= Waightman Washbond =

American soldier and bobsledder

Waightman Alan "Bud" Washbond (March 30, 1924 – August 18, 2006) was an American soldier and bobsledder. He was the son of Alan Washbond, a gold medalist in the two-man bobsleigh event at the 1936 Winter Olympics in Garmisch-Partenkirchen.

== Military career ==
A native of Keene Valley, New York, Washbond participated in World War II in the 101st Airborne Division in the 327th Glider Infantry. While in the 101st Airborne, he participated in the Siege of Bastogne during the Battle of the Bulge.

== Bobsleigh career ==
Following World War II, Washbond followed in his father's footsteps and competed in the Winter Olympics as a bobsledder.
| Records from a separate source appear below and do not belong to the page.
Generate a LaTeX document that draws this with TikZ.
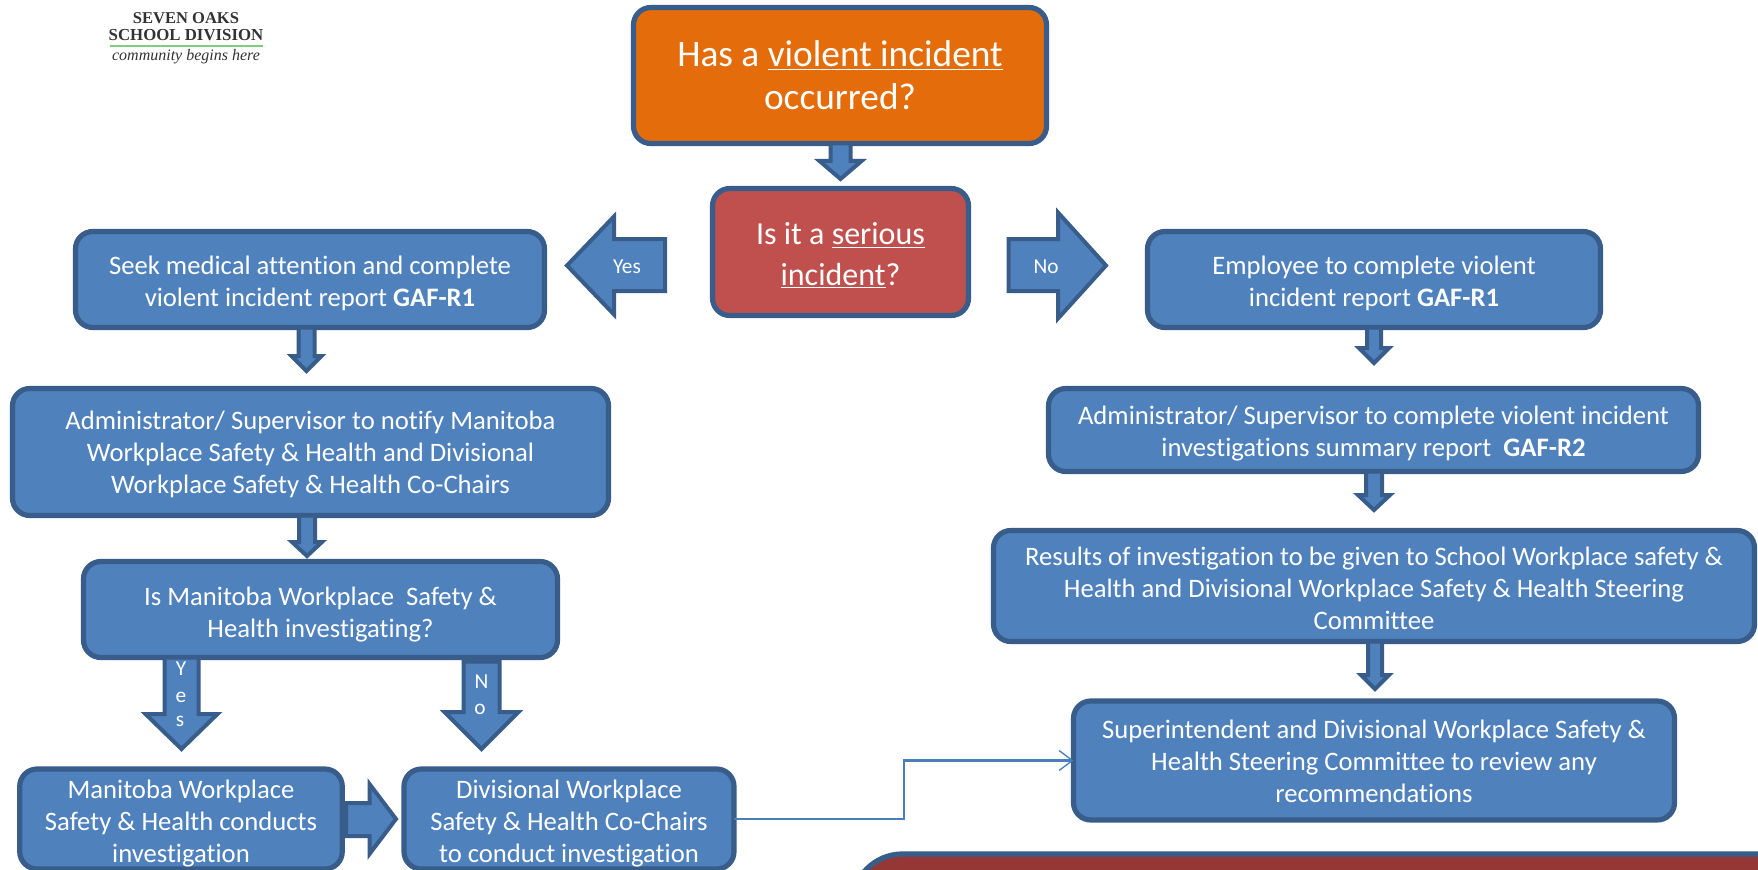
\documentclass[tikz,border=0pt]{standalone}
\usetikzlibrary{arrows.meta}
\usepackage{fontspec}
\setmainfont{Carlito}[Ligatures=NoCommon]
\newfontfamily\logofont{Liberation Serif}
\definecolor{boxblue}{HTML}{4F81BD}
\definecolor{edgeblue}{HTML}{385D8A}
\definecolor{orangefill}{HTML}{E46C0A}
\definecolor{redfill}{HTML}{C0504D}
\definecolor{darkred}{HTML}{953735}
\definecolor{linkblue}{HTML}{4A7EBB}
\newcommand{\fsz}[2]{\fontsize{#1}{#2}\selectfont}
% move the text of a box down by #1 pt: a taller first line, the box stays put
\newcommand{\dn}[1]{\rule{0pt}{\dimexpr 14pt+#1pt+#1pt\relax}}
\tikzset{
  x=0.75pt,y=-0.75pt,
  bx/.style={draw=edgeblue,fill=boxblue,line width=3.9pt,rounded corners=13pt,
    outer sep=0pt,inner sep=0pt,text=white,align=center,font=\fsz{20}{24}},
  barrow/.style={draw=edgeblue,fill=boxblue,line width=3pt,miter limit=10},
  lbl/.style={text=white,inner sep=0pt,font=\fsz{16}{18}},
  logotxt/.style={inner sep=0pt,text=black!80,font=\logofont},
}
% \downblock{from}{to}{cx}{shaft half}{head half}{head base y}{tip y}{top offset}
\newcommand{\downblock}[8]{%
  \coordinate (tmpc) at (#3,0);
  \draw[barrow] ([yshift=#8*0.75pt]tmpc |- #1.south) -- ++(#4,0) |- (#3+#5,#6) -- (#3,#7)
     -- (#3-#5,#6) -| ([xshift=#4*-0.75pt,yshift=#8*0.75pt]tmpc |- #1.south) -- cycle;
}
\begin{document}
\begin{tikzpicture}
\useasboundingbox (0,0) rectangle (1758,870);
\clip (0,0) rectangle (1758,870);
\fill[white] (0,0) rectangle (1758,870);

% logo
\node[logotxt,font=\logofont\bfseries\fsz{12.4}{14}] (logoa) at (186,18) {SEVEN OAKS};
\node[logotxt,font=\logofont\bfseries\fsz{12.6}{14}] (logob) at (186,35.5) {SCHOOL DIVISION};
\node[logotxt,font=\logofont\itshape\fsz{12}{14}] (logoc) at (186,57) {community begins here};
\fill[green!45!gray!70] (110,45) rectangle (263,47);

% boxes
\node[bx,fill=orangefill,minimum width=413*0.75pt,minimum height=136*0.75pt,font=\fsz{28}{32.3}] (violent) at (840,75.5)
  {Has a \underline{violent incident}\\occurred?};
\node[bx,fill=redfill,minimum width=256*0.75pt,minimum height=127*0.75pt,font=\fsz{24}{30.5}] (serious) at (840.5,252)
  {\dn{4}Is it a \underline{serious}\\\underline{incident}?};
\node[bx,minimum width=469*0.75pt,minimum height=96*0.75pt] (seek) at (310,279.5)
  {\dn{2.5}Seek medical attention and complete\\violent incident report \textbf{GAF-R1}};
\node[bx,minimum width=596*0.75pt,minimum height=127*0.75pt] (notify) at (310.5,452)
  {\dn{1.7}Administrator/ Supervisor to notify Manitoba\\Workplace Safety \& Health and Divisional\\Workplace Safety \& Health Co-Chairs};
\node[bx,minimum width=474*0.75pt,minimum height=96*0.75pt] (ismb) at (320.5,609.5)
  {\dn{3.7}Is Manitoba Workplace\ \ Safety \&\\Health investigating?};
\node[bx,minimum width=322.5*0.75pt,minimum height=100*0.75pt] (mbws) at (181,819)
  {\dn{3.4}Manitoba Workplace\\Safety \& Health conducts\\investigation};
\node[bx,minimum width=330*0.75pt,minimum height=100*0.75pt] (div) at (569,819)
  {\dn{3.4}Divisional Workplace\\Safety \& Health Co-Chairs\\to conduct investigation};
\node[bx,minimum width=453*0.75pt,minimum height=96*0.75pt] (emp) at (1374,279.5)
  {\dn{2.5}Employee to complete violent\\incident report \textbf{GAF-R1}};
\node[bx,minimum width=650*0.75pt,minimum height=83*0.75pt] (adminr) at (1373.5,430)
  {\dn{2.5}Administrator/ Supervisor to complete violent incident\\investigations summary report\ \ \textbf{GAF-R2}};
\node[bx,minimum width=761*0.75pt,minimum height=111*0.75pt] (results) at (1374,586)
  {\dn{1.7}Results of investigation to be given to School Workplace safety \&\\Health and Divisional Workplace Safety \& Health Steering\\Committee};
\node[bx,minimum width=601*0.75pt,minimum height=119*0.75pt] (super) at (1374,760.5)
  {\dn{0.8}Superintendent and Divisional Workplace Safety \&\\Health Steering Committee to review any\\recommendations};
\node[bx,fill=darkred,rounded corners=38pt,line width=4pt,minimum width=1100*0.75pt,minimum height=200*0.75pt,anchor=north west] (dark) at (852,854) {};

% block arrows
\downblock{violent}{serious}{840.5}{10}{21}{161}{179}{0}
\downblock{seek}{notify}{306.5}{8}{15}{356}{371}{0}
\downblock{notify}{ismb}{307}{8}{15}{542}{556}{0}
\downblock{ismb}{mbws}{181.5}{17}{36}{714}{749}{0}
\downblock{ismb}{div}{481.5}{18}{37}{712}{749}{-4}
\downblock{emp}{adminr}{1374}{7}{15}{348}{363}{0}
\downblock{adminr}{results}{1374}{8}{16}{495}{510}{0}
\downblock{results}{super}{1375}{7}{14}{675}{689}{0}

% horizontal block arrows
\draw[barrow] (665,239) -- (614,239) -- (614,216.5) -- (567,265.5) -- (614,314.5) -- (614,291) -- (665,291) -- cycle;
\draw[barrow] (1008.5,239) -- (1058,239) -- (1058,212.5) -- (1106,265.5) -- (1058,318.5) -- (1058,291) -- (1008.5,291) -- cycle;
\draw[barrow] (346,803) -- (369.5,803) -- (369.5,784) -- (396,819) -- (369.5,854) -- (369.5,836) -- (346,836) -- cycle;

% labels on arrows
\node[lbl] (yes) at (627,267) {Yes};
\node[lbl] (no) at (1046,267) {No};
\node[lbl] (y1) at (181,669) {Y};
\node[lbl] (y2) at (181,697) {e};
\node[lbl] (y3) at (180,721) {s};
\node[lbl] (n1) at (481.5,682) {N};
\node[lbl] (n2) at (480,709) {o};

% connector
\coordinate (bend) at (904,760.5);
\draw[linkblue,line width=1.6pt,-{Straight Barb[length=10pt,width=15pt,line width=1pt]}] (div.east) -| (bend) -- (super.west);
\end{tikzpicture}
\end{document}
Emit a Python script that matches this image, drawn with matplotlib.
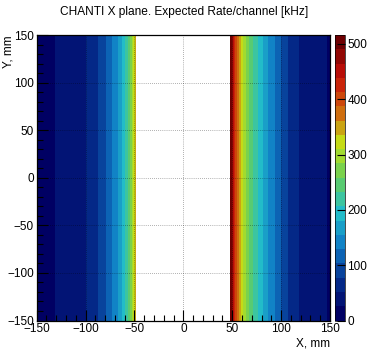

Competing in two games, he earned his best finish of fifth in the two-man event at Cortina d'Ampezzo in 1956.

== Personal life ==
Washbond was a hunter and outdoorsman who also was a fan of the New York Giants (football), New York Yankees, and the University of Connecticut basketball teams.

== Death ==
Washbond died on August 18, 2006, in Wethersfield, Connecticut. He was survived by his second wife of 27 years, one son, three stepsons, 12 grandchildren, and numerous nieces and nephews.